In this era of seemingly endless feature film reboots of well-known TV and movie brands, this is the kind that is actually welcome. The last time Leo, Donny, Raph, and Mikey were on the big screen was 2007 for an entirely computer-animated adventure, and prior to that it had been 14 years since Teenage Mutant Ninja Turtles III. This brand was ready to be re-visioned and recreated using today’s motion capture movie technology that’s made so many other comic book and television properties viable as big screen movies, and Liebesman, working from a script credited to Josh Applebaum and Andre Nemec (Mission: Impossible Ghost Protocol) and Evan Daugherty (Divergent), handles things the right way. He keeps the martial arts action fast and furious, stages some very impressive and elaborate action set pieces to show off just how much the turtles can do, and in the breaks when blades aren’t clashing and bullets aren’t flying he allows the personalities of the turtles that fans will surely remember to take over and fill the proceedings with charm and laughs. Their banter and occasional brotherly bickering, along with a ton of other clever nods to the source material written into the script, are entertaining enough to keep things fun and reminiscent of the old cartoon days. Yes, the turtles themselves aren’t as physically cute as they once were — the effects provided by Industrial Light & Magic provide for much larger and more reptilian-looking turtles — but if you were a fan years ago, it’s likely to feel like you’re spending time with old friends after a long time away while watching the film, despite appearances.
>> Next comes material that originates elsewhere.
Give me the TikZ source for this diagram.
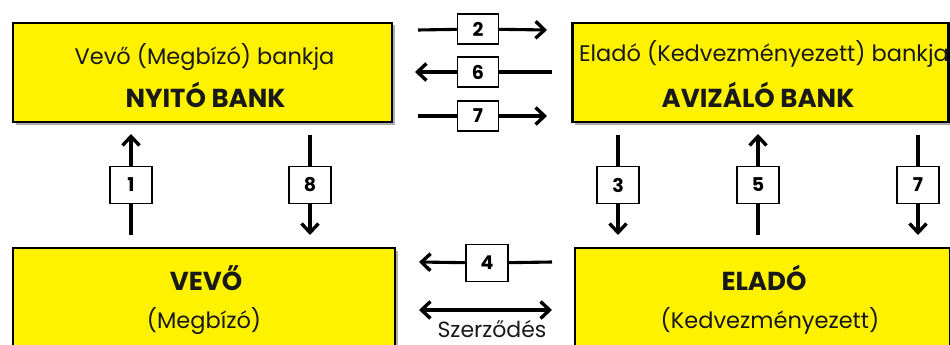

As for the human participants here, they don’t detract from the proceedings at all, though they don’t add much, either. That’s actually a credit to Megan Fox, who in the past has been a liability to the sci-fi and fantasy genre films she’s been a part of, but it’s an odd thing to say about Will Arnett, whose never really allowed to play to his strengths, which all lie in being much more of a doofus than he is here. If anything, perhaps that a good thing, as Arnett competing for comic relief moments with the turtles and Michaelangelo specifically would have been a terrible mistake. It’s not April and Vernon that audiences are there to see and enjoy, after all, but the return of “turtle power” in all its big-screen glory.
This is a pretty good start in that direction.
Score: 3 out of 5
Teenage Mutant Ninja Turtles
Starring Megan Fox, Will Arnett, William Fichtner, Danny Woodburn, Abby Elliott, Noel Fisher, Jeremy Howard, Pete Ploszek, Alan Ritchson, Minae Noji. Directed by Jonathan Liebesman.
Running Time: 101 minutes
Rated PG-13 for sci-fi action violence.